Phillips played on teams that included six Division I players. When Belford met with the team for pregame meetings, he often offered them the same refrain: "There's going to be a couple guys in here that are going to be playing on Sundays."
Yet Phillips did not even think about playing in college until his high school basketball coach told him that he could be a Division II basketball player or a Division I football player. That's when Phillips focused his attention toward football.
He was a tight end and pass rusher in high school, and both Phillips and Belford remember a nine-sack performance against Camden during Phillips' senior season. The Camden players shouted insults toward Phillips. After the game, the Willingboro buses were pelted with rocks, eggs, bottles, and bricks.
"I had never seen anything like that before," Phillips said. "In my mind, again, I was like, I have to go prove these guys wrong. I played with an extra added chip on my shoulder and we were able to get a win and I played well."
This is a common emphasis by Phillips, who seeks motivation from any slight. After a productive career at Purdue, Phillips excelled for the San Diego Chargers for nine seasons. He was second on the team's all-time sack list. Yet the Chargers were not interested in bringing Phillips back as a starter when he entered free agency this offseason.
"It was almost like a slap in the face," Phillips said.
Phillips prepared to sign with the Houston Texans. He said the Eagles were interested in Phillips, but he was not looking for a homecoming.
"It's tough with all my family," Phillips said. "They're die-hard Eagles fans. I'd need 50-60 tickets to every game."
Then one of the crazier stories of the offseason occurred, and Phillips' plans changed. The Broncos planned on restructuring defensive end Elvis Dumervil's deal, but they did not receive the faxed contract until after the league deadline last March. Denver was forced to cut Dumervil to avoid paying him $12 million, leaving them with a need for a pass rusher.
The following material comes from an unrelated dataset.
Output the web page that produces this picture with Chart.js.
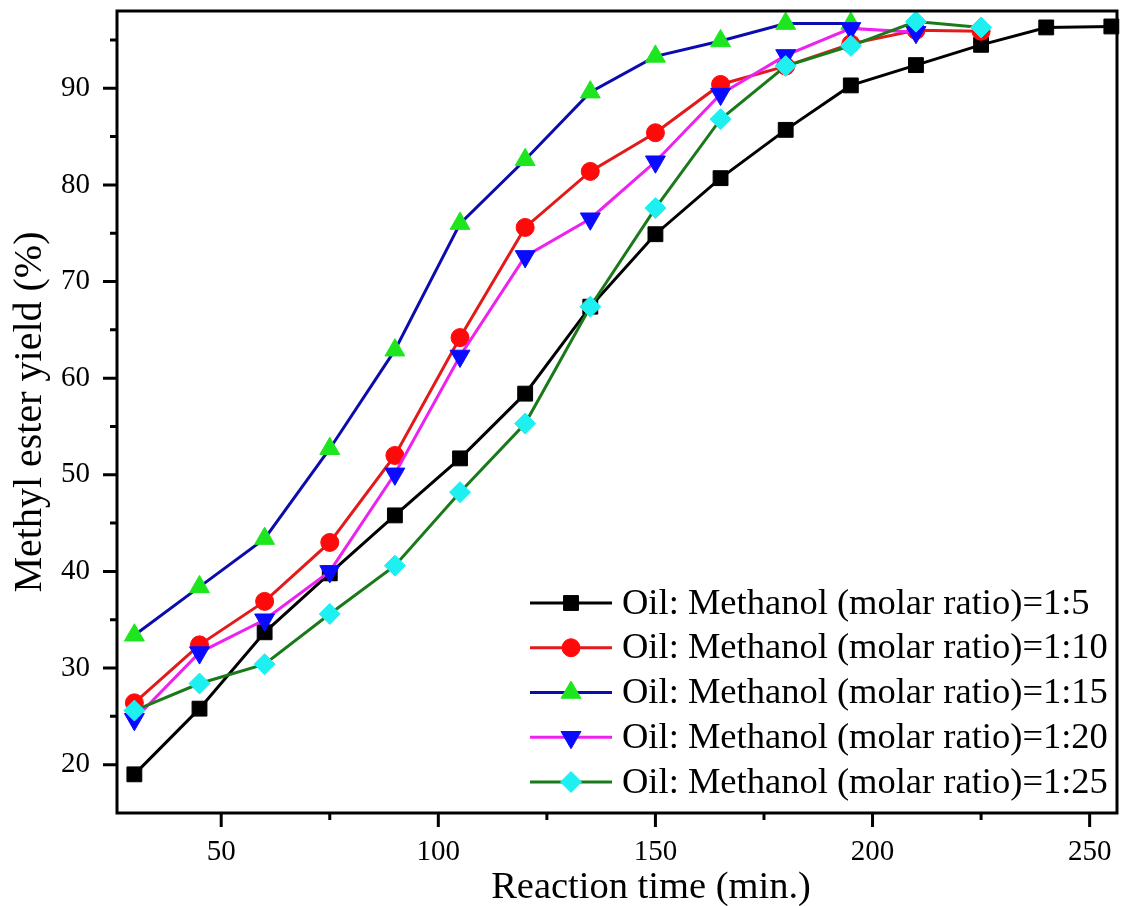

They turned to Phillips, who had previously played outside linebacker in a 3-4 defense. He signed a one-year deal, and his role became even more important after linebacker Von Miller was suspended six games for violating the league's drug policy, and later suffered a season-ending injury. Phillips is now the Broncos' top pass rusher and led the team with 10 sacks.
Phillips knows he would not be in Denver if Dumervil returned, and his value might be different if Miller played the whole season. But Phillips, sticking to his Philadelphia ethos, refuted the second-fiddle standing.
"Those guys have been big but I'm almost positive I have more sacks than both of them had at this point in their career," Phillips said. "That just goes to show that everything happens for a reason. That's the reason that I'm here."
He jokes with his teammates that they could not beat him in San Diego, so they made him join them. But Phillips is also honest about how he reached this point.
His sack dance honors his grandmother. He exalts his mother's role in his life. His charity of choice is for after-school programs because of his fondness for the PAL. The Willingboro football field is named in his honor, and he spoke at the school's 2012 commencement.
He singled out the role that multiple people played in his life - Mel Kilgore from PAL, Belford and the coaches at Willingboro, his chemistry teacher who helped him get into college.
"When I watch the game Sunday, I'm going to be thinking about a lot of those things," Belford said. "A lot went into Shaun being where he is. And it's all about the pride in the town, and the pride in the program."
Phillips maintains that pride. Because when the Broncos take the field on Sunday, he knows that he's from Philadelphia and went to school in Willingboro.
"You want to make your hometown proud," Phillips said. "You want to represent for your hometown."